High Availability

Rate this post

1-Introduction :
Today, everything has to be working all the time. It is more difficult within companies with a production activity (in services as well as in industries) that depends more and more on : the system of information of the company (CRM, websites, …) and, its connection to the external world. This is a presentation of the fundamental principles about the high availability.

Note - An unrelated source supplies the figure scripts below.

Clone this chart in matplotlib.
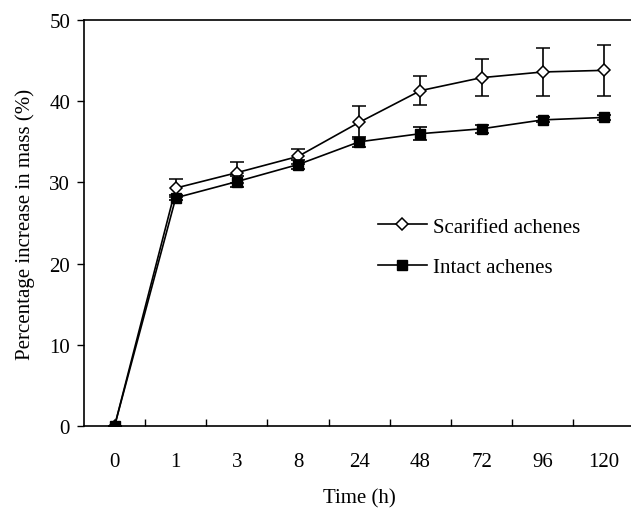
import matplotlib
matplotlib.use("Agg")
import matplotlib.pyplot as plt
from matplotlib.lines import Line2D
import numpy as np

plt.rcParams['font.family'] = ['Liberation Serif', 'DejaVu Serif']

time_labels = ["0", "1", "3", "8", "24", "48", "72", "96", "120"]
scarified = [0, 29.3, 31.2, 33.2, 37.4, 41.3, 42.9, 43.6, 43.8]
scarified_err = [0, 1.1, 1.3, 0.9, 2.0, 1.8, 2.3, 3.0, 3.1]
intact = [0, 28.1, 30.1, 32.2, 35.0, 36.0, 36.6, 37.7, 38.0]
intact_err = [0, 0.3, 0.7, 0.6, 0.6, 0.8, 0.5, 0.3, 0.3]

FS = 15
W, H = 631, 510
fig = plt.figure(figsize=(W / 100, H / 100), dpi=100)
ax = fig.add_axes([84 / W, (H - 427) / H, 550.5 / W, 406 / H])

x = np.arange(len(time_labels))

ax.errorbar(x, scarified, yerr=scarified_err, color='black', lw=1.2, marker='D',
            ms=6.5, mfc='white', mec='black', mew=1.1, capsize=5, elinewidth=1.2,
            capthick=1.2, zorder=3)
ax.errorbar(x, intact, yerr=intact_err, color='black', lw=1.2, marker='s',
            ms=7.5, mfc='black', mec='black', capsize=5, elinewidth=1.2,
            capthick=1.2, zorder=4)

ax.set_xlim(-0.5, len(time_labels) - 0.5)
ax.set_ylim(0, 50)
ax.set_yticks([0, 10, 20, 30, 40, 50])
ax.set_xticks(x)
ax.set_xticklabels(time_labels)
ax.set_xticks(x[:-1] + 0.5, minor=True)
ax.tick_params(axis='x', which='major', length=0, pad=19, labelsize=FS)
ax.tick_params(axis='x', which='minor', direction='in', length=5, width=1)
ax.tick_params(axis='y', direction='out', length=5, width=1, pad=5, labelsize=FS)

for sp in ax.spines.values():
    sp.set_linewidth(1.2)

ax.set_xlabel('Time (h)', fontsize=FS, labelpad=12)
ax.set_ylabel('Percentage increase in mass (%)', fontsize=FS, labelpad=10)

h1 = Line2D([], [], color='black', lw=1.2, marker='D', ms=6.5, mfc='white', mec='black', mew=1.1)
h2 = Line2D([], [], color='black', lw=1.2, marker='s', ms=7.5, mfc='black', mec='black')
leg = ax.legend([h1, h2], ['Scarified achenes', 'Intact achenes'], loc='upper left',
                bbox_to_anchor=((378 - 84) / 550.5, (427 - 218) / 406),
                frameon=False, fontsize=FS, borderpad=0, borderaxespad=0,
                handlelength=2.35, handletextpad=0.3, labelspacing=1.0)

fig.savefig('out.png', dpi=100)
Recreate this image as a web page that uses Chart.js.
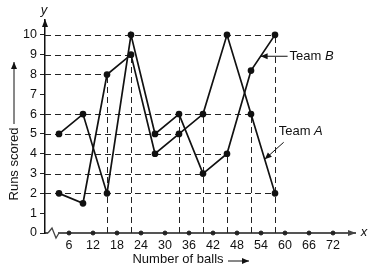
<!DOCTYPE html>
<html>
<head>
<meta charset="utf-8">
<script src="https://cdn.jsdelivr.net/npm/chart.js@4.4.1/dist/chart.umd.min.js"></script>
<style>
  body { margin: 0; background: #fff; }
  canvas { display: block; }
</style>
</head>
<body>
<canvas id="myChart" width="376" height="270"></canvas>
<script>
// number of balls (class marks) and runs for each team
const balls = [3.5, 9.5, 15.5, 21.5, 27.5, 33.5, 39.5, 45.5, 51.5, 57.5];
const teamA = [2, 1.5, 8, 9, 4, 5, 6, 10, 6, 2];
const teamB = [5, 6, 2, 10, 5, 6, 3, 4, 8.2, 10];

const xTicks = [6, 12, 18, 24, 30, 36, 42, 48, 54, 60, 66, 72];
const yTicks = [0, 1, 2, 3, 4, 5, 6, 7, 8, 9, 10];

// dashed guide lines: horizontal ones run from the y axis to a ball value,
// vertical ones run from the x axis up to a runs value
const hGuideY = [10, 9, 8, 6, 5, 4, 3, 2];
const hGuideTo = [57.5, 21.5, 15.5, 51.5, 33.5, 45.5, 39.5, 57.5];
const vGuideX = [15.5, 21.5, 33.5, 39.5, 45.5, 51.5, 57.5];
const vGuideTo = [8, 9, 6, 6, 4, 6, 10];

const FONT = '"Liberation Sans", Arial, sans-serif';
Chart.defaults.font.family = FONT;
Chart.defaults.color = '#111';

const toPoints = (xs, ys) => xs.map((v, i) => ({ x: v, y: ys[i] }));

function arrowHead(ctx, x, y, angle, len, wid) {
  ctx.save();
  ctx.translate(x, y);
  ctx.rotate(angle);
  ctx.beginPath();
  ctx.moveTo(0, 0);
  ctx.lineTo(-len, -wid);
  ctx.lineTo(-len, wid);
  ctx.closePath();
  ctx.fill();
  ctx.restore();
}

function arrow(ctx, x1, y1, x2, y2) {
  ctx.beginPath();
  ctx.moveTo(x1, y1);
  ctx.lineTo(x2, y2);
  ctx.stroke();
  arrowHead(ctx, x2, y2, Math.atan2(y2 - y1, x2 - x1), 7, 3);
}

function teamLabel(ctx, x, y, name) {
  ctx.font = '13px ' + FONT;
  ctx.textAlign = 'left';
  ctx.textBaseline = 'middle';
  ctx.fillText('Team ', x, y);
  const w = ctx.measureText('Team ').width;
  ctx.font = 'italic 13px ' + FONT;
  ctx.fillText(name, x + w, y);
}

const extras = {
  id: 'extras',
  beforeDatasetsDraw(chart) {
    const { ctx, scales: { x, y } } = chart;
    ctx.save();
    ctx.setLineDash([6, 4]);
    ctx.strokeStyle = '#222';
    ctx.lineWidth = 1;
    hGuideY.forEach((v, i) => {
      const py = Math.round(y.getPixelForValue(v)) + 0.5;
      ctx.beginPath();
      ctx.moveTo(x.getPixelForValue(0), py);
      ctx.lineTo(x.getPixelForValue(hGuideTo[i]), py);
      ctx.stroke();
    });
    vGuideX.forEach((v, i) => {
      const px = Math.round(x.getPixelForValue(v)) + 0.5;
      ctx.beginPath();
      ctx.moveTo(px, y.getPixelForValue(0));
      ctx.lineTo(px, y.getPixelForValue(vGuideTo[i]));
      ctx.stroke();
    });
    ctx.restore();
  },
  afterDraw(chart) {
    const { ctx, chartArea: area, scales: { x, y } } = chart;
    const x0 = x.getPixelForValue(0);
    const y0 = y.getPixelForValue(0);
    ctx.save();
    ctx.fillStyle = '#111';
    ctx.strokeStyle = '#111';

    // axis arrow heads and names
    arrowHead(ctx, x0, area.top - 1, -Math.PI / 2, 8, 3);
    ctx.fillStyle = '#444';
    arrowHead(ctx, area.right + 1, y0, 0, 8, 3);
    ctx.fillStyle = '#111';
    ctx.font = 'italic 13px ' + FONT;
    ctx.textAlign = 'center';
    ctx.textBaseline = 'middle';
    ctx.fillText('y', x0 - 1, 10);
    ctx.fillText('x', area.right + 9, y0 - 1);

    // break on the x axis near the origin
    ctx.fillStyle = '#fff';
    ctx.fillRect(x0 + 3, y0 - 2, 10, 4);
    ctx.strokeStyle = '#444';
    ctx.lineWidth = 1.3;
    ctx.beginPath();
    ctx.moveTo(x0 + 3, y0);
    ctx.lineTo(x0 + 7, y0 - 5);
    ctx.lineTo(x0 + 11, y0 + 5);
    ctx.lineTo(x0 + 14, y0);
    ctx.stroke();

    // axis titles
    ctx.fillStyle = '#111';
    ctx.strokeStyle = '#111';
    ctx.lineWidth = 1;
    ctx.font = '13px ' + FONT;
    ctx.textAlign = 'center';
    ctx.fillText('Number of balls', 178, 259);
    arrow(ctx, 228, 261, 249, 261);

    ctx.save();
    ctx.translate(14, 164);
    ctx.rotate(-Math.PI / 2);
    ctx.font = '13px ' + FONT;
    ctx.fillText('Runs scored', 0, 0);
    ctx.restore();
    arrow(ctx, 14, 124, 14, 62);

    // team labels with pointers onto their lines
    const on = (arr, i, t) => ({
      px: x.getPixelForValue(balls[i] + (balls[i + 1] - balls[i]) * t),
      py: y.getPixelForValue(arr[i] + (arr[i + 1] - arr[i]) * t)
    });
    const b = on(teamB, 8, 0.4);
    arrow(ctx, b.px + 27, b.py, b.px, b.py);
    teamLabel(ctx, b.px + 29, b.py, 'B');
    const a = on(teamA, 8, 0.57);
    arrow(ctx, a.px + 19, a.py - 17, a.px, a.py);
    teamLabel(ctx, a.px + 14, a.py - 28, 'A');
    ctx.restore();
  }
};

const data = {
  datasets: [
    {
      label: 'Team A',
      data: toPoints(balls, teamA),
      borderColor: '#111',
      backgroundColor: '#111',
      borderWidth: 1.7,
      pointRadius: 2.5,
      tension: 0
    },
    {
      label: 'Team B',
      data: toPoints(balls, teamB),
      borderColor: '#111',
      backgroundColor: '#111',
      borderWidth: 1.7,
      pointRadius: 2.5,
      tension: 0
    },
    {
      label: 'axis marks',
      data: xTicks.map(v => ({ x: v, y: 0 })),
      showLine: false,
      backgroundColor: '#222',
      borderColor: '#222',
      pointRadius: 2,
      clip: false
    }
  ]
};

const config = {
  type: 'line',
  data: data,
  options: {
    responsive: false,
    animation: false,
    devicePixelRatio: 1,
    layout: { padding: { left: 0, right: 21, top: 20, bottom: 0 } },
    plugins: {
      legend: { display: false },
      tooltip: { enabled: false }
    },
    scales: {
      x: {
        type: 'linear',
        min: 0,
        max: 77.5,
        afterFit: s => { s.height = 37; },
        afterBuildTicks: s => { s.ticks = xTicks.map(v => ({ value: v })); },
        grid: { display: false, drawTicks: false },
        border: { display: true, color: '#555', width: 2 },
        ticks: { padding: 5, font: { size: 12.5 }, maxRotation: 0, autoSkip: false }
      },
      y: {
        type: 'linear',
        min: 0,
        max: 10.75,
        afterFit: s => { s.width = 45; },
        afterBuildTicks: s => { s.ticks = yTicks.map(v => ({ value: v })); },
        grid: { display: true, drawOnChartArea: false, drawTicks: true, tickLength: 5, color: '#222' },
        border: { display: true, color: '#111', width: 1.5 },
        ticks: { padding: 3, font: { size: 12.5 }, autoSkip: false }
      }
    }
  },
  plugins: [extras]
};

const myChart = new Chart(document.getElementById('myChart'), config);
</script>
</body>
</html>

High availability is becoming really important for the companies, by the dependance created by the internet and new technologies, that are not available most of the time. There is no standard for the duration of a service outage. This depends on the context and the criticality of the application.

2- Definition :

We define high availability as a system allowing to ensure the operational continuity of a service in a period of time. To measure the availability, a scale is used which consists of 9 steps. A highly available service is 99% available in less than 3.65 days per year. In order to calculate the availability, the metrics used are as follows:

  • MTBF ( Mean Time Between Failure): measures estimated time between two system failures.
  • MTTR (Mean Time To Recovery): measures estimated time to restore functionality.

The calculation formula of availability is : Availability = MTBF / (MTBF+MTTR).

3- High availability fundamentals:

In most companies, Internet is located in the heart of all activities, thus the need of its availability is mandatory. Internet is used either to communicate with the external world, to support various applications within the company (CRM, ERP, etc…), or for voice/video services (VoIP). It is necessary to distinguish the company’s needs on both levels : Available services for clients versus mandatory services for internal operation. One of the  most illustrative examples is the corporate websites, which are now at the center of the communication and most business professions. The high availability of websites is organised around different axes that can be primary :

  • The redundancy of materials,
  • The localisation of materials,
  • The application of the security update of the server applications,
  • The enterprise’s network security,
  • The permanent availability of backup/rescue/disaster recovery solutions.


Redundancy is a mechanism that allows one or multiple components of an architecture to be duplicated by one or more identical elements. To have “n” servers on “x” sites will allow a redundancy of information, with a risk of breakdown divided by “x”+”n”.
However, systems that automatically switch from one site to another are required. The most commonly implemented systems to ensure this redundancy are clusters.
Clusters can either be active/passive or active/active. The first case represents a group of backup machines on which the infrastructure will be switched, while an active/active system will allow both systems to operate in parallel ; in this case, only on of the two devices can operate solo.

Applications and software updates:

The applications can present bugs, the resolution by the updates allows to correct these defects. Thus, malicious people can be prevented from exploring a vulnerability that would allow access to company information. Having maintenance service is therefore important and sometimes taking into account the technical skills required, it is wise to outsource the maintenance operations.

Disaster Recovery:

This is a plan that allows to resume a total or partial activity following a disaster that has occurred on the information system. The purpose of this plan is to minimize the impact of the loss on the company’s business. The key points in a recovery plan are :

  • Backup of the equipment,
  • High availability of backup machines,
  • Disaster recovery solutions, with degraded mode.

4- Perspectives:

High availability has become essential for many services. The material becomes more and more powerful, the capacities and functionalities of the components are increasingly important. The techniques are better mastered.
So why do we not reach the 100% availability? The technique is a component but the human interaction is also present. New technologies and incessant improvements are increasingly enabling power to be increased without stopping the service, but there are always unforeseeable causes. The objective is precisely to anticipate these unforeseen events and above all to minimize their causes. In terms of prospects, the increase in flow and the disappearance of digital boundaries will make it possible to generalize this high availability. The objective would be that these application and data servers consume less and less to respect the environment.